** Start of Data for this exercise **

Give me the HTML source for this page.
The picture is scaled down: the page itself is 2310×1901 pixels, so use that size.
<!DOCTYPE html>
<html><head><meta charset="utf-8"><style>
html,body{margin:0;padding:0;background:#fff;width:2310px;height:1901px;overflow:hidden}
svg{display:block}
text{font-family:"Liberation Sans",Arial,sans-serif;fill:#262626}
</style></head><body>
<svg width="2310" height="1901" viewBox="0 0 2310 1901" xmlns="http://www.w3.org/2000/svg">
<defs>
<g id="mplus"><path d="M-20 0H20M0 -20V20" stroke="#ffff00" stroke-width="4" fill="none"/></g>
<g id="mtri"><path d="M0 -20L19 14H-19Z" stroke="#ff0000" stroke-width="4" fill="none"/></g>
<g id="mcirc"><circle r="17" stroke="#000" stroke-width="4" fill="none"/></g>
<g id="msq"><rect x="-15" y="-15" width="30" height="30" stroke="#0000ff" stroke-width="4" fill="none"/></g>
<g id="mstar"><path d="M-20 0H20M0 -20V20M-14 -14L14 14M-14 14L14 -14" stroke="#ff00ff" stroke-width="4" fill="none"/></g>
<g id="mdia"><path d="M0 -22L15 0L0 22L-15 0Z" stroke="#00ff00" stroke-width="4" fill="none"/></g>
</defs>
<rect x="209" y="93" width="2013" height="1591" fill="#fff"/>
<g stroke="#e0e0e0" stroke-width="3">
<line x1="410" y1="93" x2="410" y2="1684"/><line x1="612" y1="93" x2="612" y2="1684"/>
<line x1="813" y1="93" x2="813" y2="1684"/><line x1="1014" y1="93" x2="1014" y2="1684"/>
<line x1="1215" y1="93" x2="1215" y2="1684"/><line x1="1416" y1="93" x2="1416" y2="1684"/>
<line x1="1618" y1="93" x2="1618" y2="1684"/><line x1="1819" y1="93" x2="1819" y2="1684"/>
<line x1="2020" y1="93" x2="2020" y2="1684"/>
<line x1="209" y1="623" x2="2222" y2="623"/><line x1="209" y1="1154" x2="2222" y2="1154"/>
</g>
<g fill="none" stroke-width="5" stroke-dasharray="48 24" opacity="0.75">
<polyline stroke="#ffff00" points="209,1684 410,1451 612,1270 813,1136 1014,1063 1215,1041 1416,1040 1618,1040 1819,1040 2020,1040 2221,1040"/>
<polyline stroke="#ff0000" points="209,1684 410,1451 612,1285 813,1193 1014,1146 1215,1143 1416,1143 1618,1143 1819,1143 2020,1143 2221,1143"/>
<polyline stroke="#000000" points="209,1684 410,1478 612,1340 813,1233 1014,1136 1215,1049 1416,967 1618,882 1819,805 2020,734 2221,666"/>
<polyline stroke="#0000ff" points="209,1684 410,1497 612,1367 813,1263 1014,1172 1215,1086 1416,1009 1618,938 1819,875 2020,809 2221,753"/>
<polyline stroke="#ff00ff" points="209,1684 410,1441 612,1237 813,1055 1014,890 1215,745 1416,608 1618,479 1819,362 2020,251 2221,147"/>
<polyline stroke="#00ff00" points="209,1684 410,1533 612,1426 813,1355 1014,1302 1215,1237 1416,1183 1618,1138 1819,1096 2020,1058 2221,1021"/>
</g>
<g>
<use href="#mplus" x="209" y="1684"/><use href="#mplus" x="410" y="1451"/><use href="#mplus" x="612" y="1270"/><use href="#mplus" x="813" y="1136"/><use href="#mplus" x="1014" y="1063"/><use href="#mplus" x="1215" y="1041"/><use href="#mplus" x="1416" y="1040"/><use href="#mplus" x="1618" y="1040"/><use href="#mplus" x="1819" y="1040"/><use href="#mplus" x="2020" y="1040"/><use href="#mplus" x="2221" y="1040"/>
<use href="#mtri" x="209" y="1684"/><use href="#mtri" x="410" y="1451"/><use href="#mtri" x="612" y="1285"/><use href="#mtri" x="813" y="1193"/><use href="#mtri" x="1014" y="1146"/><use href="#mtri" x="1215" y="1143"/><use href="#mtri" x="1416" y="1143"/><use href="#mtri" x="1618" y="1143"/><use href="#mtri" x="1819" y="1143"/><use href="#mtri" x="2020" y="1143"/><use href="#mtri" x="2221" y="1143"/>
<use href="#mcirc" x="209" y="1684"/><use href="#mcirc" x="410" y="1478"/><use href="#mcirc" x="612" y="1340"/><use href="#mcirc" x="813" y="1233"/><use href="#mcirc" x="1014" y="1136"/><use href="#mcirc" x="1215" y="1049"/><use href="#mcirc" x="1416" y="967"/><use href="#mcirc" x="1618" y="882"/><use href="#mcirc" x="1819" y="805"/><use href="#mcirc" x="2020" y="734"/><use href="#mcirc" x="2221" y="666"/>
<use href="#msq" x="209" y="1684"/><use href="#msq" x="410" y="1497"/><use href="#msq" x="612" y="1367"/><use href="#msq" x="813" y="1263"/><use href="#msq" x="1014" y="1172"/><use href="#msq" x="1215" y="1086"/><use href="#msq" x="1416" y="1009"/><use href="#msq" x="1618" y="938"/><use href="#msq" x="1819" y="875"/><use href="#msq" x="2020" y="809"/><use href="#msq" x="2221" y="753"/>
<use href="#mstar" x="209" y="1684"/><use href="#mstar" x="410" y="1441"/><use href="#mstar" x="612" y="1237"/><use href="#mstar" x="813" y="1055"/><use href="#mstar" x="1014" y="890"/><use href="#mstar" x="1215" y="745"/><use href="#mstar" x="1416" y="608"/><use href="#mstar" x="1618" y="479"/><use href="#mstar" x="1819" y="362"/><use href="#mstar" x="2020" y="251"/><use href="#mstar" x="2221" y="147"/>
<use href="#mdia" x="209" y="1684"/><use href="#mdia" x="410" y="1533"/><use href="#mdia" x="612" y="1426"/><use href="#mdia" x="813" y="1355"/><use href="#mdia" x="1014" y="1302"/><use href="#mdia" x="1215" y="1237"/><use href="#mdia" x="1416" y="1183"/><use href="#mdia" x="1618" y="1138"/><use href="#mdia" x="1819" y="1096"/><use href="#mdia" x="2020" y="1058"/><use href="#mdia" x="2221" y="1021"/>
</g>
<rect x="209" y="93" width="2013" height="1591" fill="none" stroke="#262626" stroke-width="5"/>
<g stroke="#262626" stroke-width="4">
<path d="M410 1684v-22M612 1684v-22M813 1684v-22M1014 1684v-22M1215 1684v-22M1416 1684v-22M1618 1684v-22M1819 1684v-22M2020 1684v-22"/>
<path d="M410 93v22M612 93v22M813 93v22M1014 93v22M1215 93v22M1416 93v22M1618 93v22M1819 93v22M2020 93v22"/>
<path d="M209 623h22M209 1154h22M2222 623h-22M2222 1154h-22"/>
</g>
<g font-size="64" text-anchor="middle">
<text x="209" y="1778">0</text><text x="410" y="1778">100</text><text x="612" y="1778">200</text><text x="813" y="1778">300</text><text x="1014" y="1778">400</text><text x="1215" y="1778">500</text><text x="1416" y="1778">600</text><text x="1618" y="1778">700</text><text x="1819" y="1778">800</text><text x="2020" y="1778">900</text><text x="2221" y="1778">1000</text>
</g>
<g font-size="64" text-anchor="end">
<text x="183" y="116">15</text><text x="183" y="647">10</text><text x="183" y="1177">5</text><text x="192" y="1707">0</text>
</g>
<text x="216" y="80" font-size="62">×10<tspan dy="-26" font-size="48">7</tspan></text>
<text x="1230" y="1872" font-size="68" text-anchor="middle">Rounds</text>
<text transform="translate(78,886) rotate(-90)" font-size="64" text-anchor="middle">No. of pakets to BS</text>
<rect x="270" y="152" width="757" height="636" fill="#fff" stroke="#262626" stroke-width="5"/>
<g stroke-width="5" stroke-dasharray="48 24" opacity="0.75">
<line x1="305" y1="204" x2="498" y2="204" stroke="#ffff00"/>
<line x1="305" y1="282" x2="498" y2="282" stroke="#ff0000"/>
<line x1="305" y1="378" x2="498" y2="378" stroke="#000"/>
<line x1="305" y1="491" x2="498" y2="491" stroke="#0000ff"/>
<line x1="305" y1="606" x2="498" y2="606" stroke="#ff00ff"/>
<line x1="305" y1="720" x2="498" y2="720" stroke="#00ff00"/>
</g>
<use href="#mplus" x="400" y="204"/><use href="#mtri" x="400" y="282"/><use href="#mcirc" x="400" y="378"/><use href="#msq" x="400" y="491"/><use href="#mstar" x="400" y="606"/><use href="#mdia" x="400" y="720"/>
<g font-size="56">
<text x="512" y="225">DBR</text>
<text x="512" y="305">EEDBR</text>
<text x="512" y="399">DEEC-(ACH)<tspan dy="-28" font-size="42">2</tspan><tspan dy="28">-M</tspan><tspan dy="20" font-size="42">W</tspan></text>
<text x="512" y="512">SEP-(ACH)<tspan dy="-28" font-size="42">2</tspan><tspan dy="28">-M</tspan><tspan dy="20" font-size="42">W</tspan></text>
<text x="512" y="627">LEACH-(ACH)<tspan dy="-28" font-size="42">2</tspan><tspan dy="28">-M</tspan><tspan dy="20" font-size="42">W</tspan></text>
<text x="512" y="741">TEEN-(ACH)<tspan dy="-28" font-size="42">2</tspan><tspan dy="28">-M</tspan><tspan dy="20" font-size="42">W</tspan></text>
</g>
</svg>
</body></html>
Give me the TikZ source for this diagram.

** End of Data for this exercise **

» Required work
From the records above, pull out each line that has "page".

» Output below
Give me the HTML source for this page.
The picture is scaled down: the page itself is 2310×1901 pixels, so use that size.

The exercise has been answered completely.